▶ [MATERIAL TO PROCESS]:
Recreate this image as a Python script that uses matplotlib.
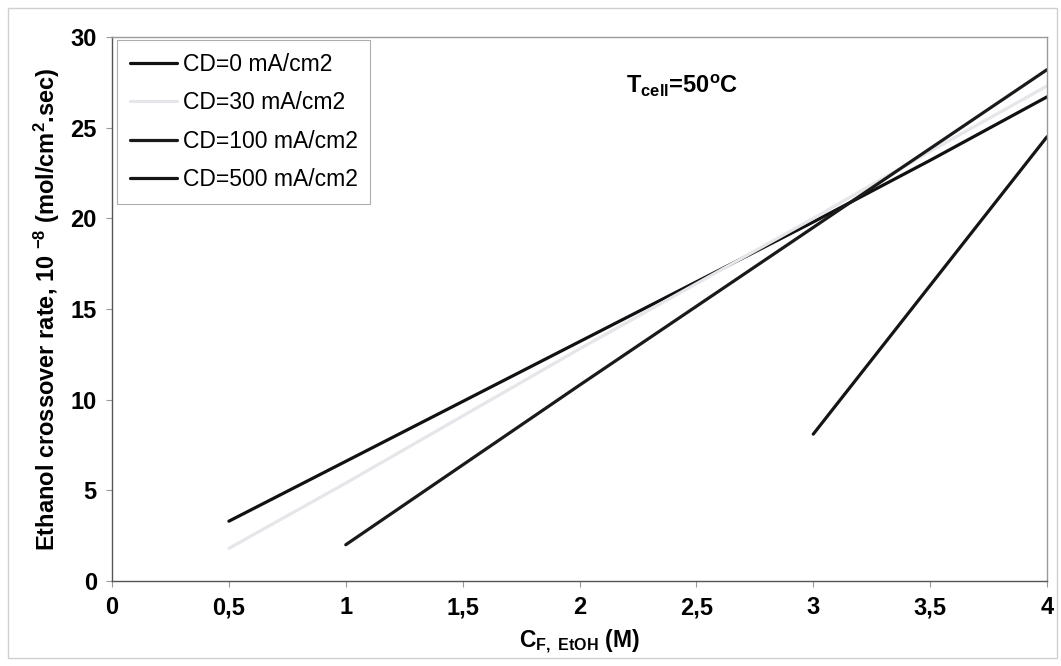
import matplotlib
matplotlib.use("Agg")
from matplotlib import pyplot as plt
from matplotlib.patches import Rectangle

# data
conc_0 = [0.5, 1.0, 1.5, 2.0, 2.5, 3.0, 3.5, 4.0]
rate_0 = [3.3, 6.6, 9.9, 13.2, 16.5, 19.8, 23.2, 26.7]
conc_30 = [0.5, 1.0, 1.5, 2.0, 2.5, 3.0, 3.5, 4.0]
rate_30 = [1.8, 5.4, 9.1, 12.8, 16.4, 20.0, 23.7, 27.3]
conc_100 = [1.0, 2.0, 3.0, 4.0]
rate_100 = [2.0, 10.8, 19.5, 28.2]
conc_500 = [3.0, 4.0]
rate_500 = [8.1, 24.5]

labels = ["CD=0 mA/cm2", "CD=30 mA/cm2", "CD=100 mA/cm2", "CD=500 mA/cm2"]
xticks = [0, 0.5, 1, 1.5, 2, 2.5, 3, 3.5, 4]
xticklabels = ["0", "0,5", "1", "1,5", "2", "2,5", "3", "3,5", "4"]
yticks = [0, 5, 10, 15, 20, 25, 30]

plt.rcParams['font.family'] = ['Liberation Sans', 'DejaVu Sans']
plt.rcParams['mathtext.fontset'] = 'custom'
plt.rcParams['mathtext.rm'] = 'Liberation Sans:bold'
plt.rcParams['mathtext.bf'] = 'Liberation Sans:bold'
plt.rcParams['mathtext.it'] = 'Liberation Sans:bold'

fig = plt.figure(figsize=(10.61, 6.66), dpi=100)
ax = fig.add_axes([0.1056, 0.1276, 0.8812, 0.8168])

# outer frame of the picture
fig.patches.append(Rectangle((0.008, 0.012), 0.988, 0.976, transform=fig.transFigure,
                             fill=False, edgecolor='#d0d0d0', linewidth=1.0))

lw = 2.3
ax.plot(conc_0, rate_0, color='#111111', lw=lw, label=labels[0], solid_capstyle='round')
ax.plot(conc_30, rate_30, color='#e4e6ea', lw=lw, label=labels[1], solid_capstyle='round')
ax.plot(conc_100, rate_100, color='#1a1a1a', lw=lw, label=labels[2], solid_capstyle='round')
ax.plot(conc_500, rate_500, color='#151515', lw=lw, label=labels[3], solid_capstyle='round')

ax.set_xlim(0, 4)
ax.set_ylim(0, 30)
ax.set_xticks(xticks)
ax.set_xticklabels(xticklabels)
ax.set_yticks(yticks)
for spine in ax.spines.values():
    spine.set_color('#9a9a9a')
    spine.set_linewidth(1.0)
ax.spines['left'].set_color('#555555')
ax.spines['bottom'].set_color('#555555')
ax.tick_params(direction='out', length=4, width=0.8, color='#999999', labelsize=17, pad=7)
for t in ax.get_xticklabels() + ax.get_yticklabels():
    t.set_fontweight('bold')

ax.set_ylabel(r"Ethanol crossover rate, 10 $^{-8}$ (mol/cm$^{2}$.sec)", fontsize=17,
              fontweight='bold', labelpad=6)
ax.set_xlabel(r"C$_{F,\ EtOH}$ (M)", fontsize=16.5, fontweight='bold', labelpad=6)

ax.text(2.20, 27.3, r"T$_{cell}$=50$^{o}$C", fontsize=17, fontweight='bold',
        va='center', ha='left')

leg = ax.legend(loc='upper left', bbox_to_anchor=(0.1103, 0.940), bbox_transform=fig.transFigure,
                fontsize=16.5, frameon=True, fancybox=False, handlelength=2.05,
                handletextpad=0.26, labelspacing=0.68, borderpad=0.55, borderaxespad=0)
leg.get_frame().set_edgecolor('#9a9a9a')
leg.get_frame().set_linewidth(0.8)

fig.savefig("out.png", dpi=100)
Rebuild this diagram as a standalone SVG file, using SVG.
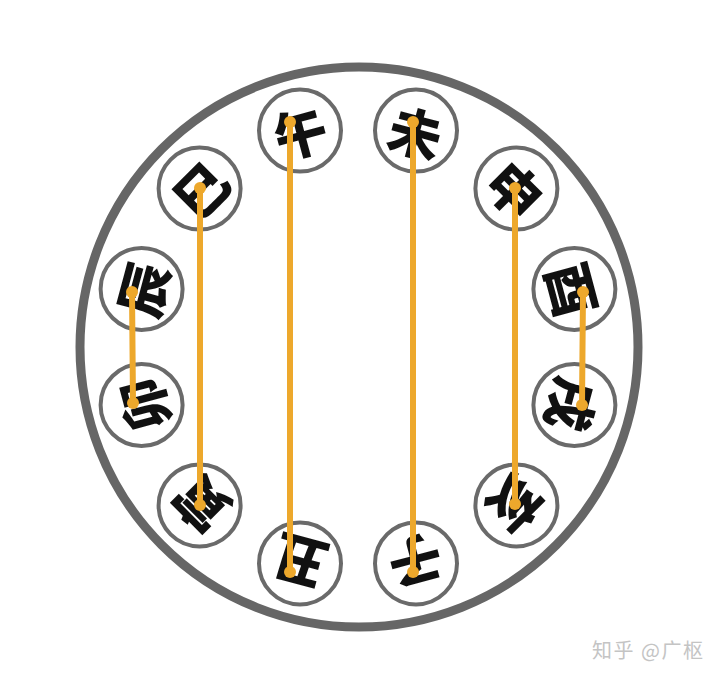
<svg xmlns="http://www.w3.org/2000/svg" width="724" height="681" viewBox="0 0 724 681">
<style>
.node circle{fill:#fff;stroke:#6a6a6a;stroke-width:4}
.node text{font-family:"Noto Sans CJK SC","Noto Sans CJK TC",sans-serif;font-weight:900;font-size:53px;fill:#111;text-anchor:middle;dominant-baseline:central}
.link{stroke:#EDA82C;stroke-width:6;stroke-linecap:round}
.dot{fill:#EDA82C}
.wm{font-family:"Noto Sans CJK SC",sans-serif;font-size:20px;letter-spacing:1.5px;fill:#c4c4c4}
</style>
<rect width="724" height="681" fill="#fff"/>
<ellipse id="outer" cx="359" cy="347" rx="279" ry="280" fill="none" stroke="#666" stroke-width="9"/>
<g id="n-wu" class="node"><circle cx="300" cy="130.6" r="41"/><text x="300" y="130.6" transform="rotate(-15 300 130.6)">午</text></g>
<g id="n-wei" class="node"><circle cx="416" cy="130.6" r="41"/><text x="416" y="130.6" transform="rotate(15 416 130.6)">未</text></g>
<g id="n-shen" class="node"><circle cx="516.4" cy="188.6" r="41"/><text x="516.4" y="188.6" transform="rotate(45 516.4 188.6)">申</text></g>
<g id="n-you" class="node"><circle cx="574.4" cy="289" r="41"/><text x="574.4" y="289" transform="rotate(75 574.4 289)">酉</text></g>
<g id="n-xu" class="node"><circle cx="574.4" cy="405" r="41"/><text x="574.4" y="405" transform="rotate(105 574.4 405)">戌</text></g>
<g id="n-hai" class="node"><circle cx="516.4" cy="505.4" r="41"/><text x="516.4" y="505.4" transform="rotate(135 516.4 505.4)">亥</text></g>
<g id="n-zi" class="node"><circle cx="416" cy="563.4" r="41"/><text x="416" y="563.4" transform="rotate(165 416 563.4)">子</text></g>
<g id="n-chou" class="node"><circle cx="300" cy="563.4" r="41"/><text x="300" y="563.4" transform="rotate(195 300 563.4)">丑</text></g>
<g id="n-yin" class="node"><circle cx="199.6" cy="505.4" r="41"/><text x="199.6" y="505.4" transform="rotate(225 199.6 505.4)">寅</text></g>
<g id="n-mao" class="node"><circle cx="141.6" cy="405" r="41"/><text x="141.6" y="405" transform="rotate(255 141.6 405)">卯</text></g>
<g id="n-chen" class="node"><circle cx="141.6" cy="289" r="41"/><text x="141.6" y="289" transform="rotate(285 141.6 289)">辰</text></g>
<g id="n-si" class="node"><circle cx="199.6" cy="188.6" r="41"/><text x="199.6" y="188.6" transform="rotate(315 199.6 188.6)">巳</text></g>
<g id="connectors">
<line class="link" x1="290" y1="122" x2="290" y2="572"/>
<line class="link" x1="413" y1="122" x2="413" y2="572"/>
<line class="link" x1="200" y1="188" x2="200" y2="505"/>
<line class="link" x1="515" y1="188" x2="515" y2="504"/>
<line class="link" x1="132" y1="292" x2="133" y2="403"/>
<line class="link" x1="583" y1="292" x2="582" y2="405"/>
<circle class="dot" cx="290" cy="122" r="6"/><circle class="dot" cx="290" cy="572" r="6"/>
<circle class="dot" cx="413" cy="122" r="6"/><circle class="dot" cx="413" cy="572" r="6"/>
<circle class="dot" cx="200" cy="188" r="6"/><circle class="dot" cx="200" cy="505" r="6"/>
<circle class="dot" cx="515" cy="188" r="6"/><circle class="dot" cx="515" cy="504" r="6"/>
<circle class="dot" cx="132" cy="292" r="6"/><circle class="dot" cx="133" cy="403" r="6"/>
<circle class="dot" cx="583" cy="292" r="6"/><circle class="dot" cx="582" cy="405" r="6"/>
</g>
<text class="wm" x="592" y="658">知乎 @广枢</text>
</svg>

▶ [DIRECTIVE]:
Omitting all pictures, restate exactly the lines of the material from its start through the line that contains "fill=False, edgecolor='#d0d0d0', linewidth=1.0))".

▶ [SOLUTION TO THE PROBLEM]:
Recreate this image as a Python script that uses matplotlib.
import matplotlib
matplotlib.use("Agg")
from matplotlib import pyplot as plt
from matplotlib.patches import Rectangle

# data
conc_0 = [0.5, 1.0, 1.5, 2.0, 2.5, 3.0, 3.5, 4.0]
rate_0 = [3.3, 6.6, 9.9, 13.2, 16.5, 19.8, 23.2, 26.7]
conc_30 = [0.5, 1.0, 1.5, 2.0, 2.5, 3.0, 3.5, 4.0]
rate_30 = [1.8, 5.4, 9.1, 12.8, 16.4, 20.0, 23.7, 27.3]
conc_100 = [1.0, 2.0, 3.0, 4.0]
rate_100 = [2.0, 10.8, 19.5, 28.2]
conc_500 = [3.0, 4.0]
rate_500 = [8.1, 24.5]

labels = ["CD=0 mA/cm2", "CD=30 mA/cm2", "CD=100 mA/cm2", "CD=500 mA/cm2"]
xticks = [0, 0.5, 1, 1.5, 2, 2.5, 3, 3.5, 4]
xticklabels = ["0", "0,5", "1", "1,5", "2", "2,5", "3", "3,5", "4"]
yticks = [0, 5, 10, 15, 20, 25, 30]

plt.rcParams['font.family'] = ['Liberation Sans', 'DejaVu Sans']
plt.rcParams['mathtext.fontset'] = 'custom'
plt.rcParams['mathtext.rm'] = 'Liberation Sans:bold'
plt.rcParams['mathtext.bf'] = 'Liberation Sans:bold'
plt.rcParams['mathtext.it'] = 'Liberation Sans:bold'

fig = plt.figure(figsize=(10.61, 6.66), dpi=100)
ax = fig.add_axes([0.1056, 0.1276, 0.8812, 0.8168])

# outer frame of the picture
fig.patches.append(Rectangle((0.008, 0.012), 0.988, 0.976, transform=fig.transFigure,
                             fill=False, edgecolor='#d0d0d0', linewidth=1.0))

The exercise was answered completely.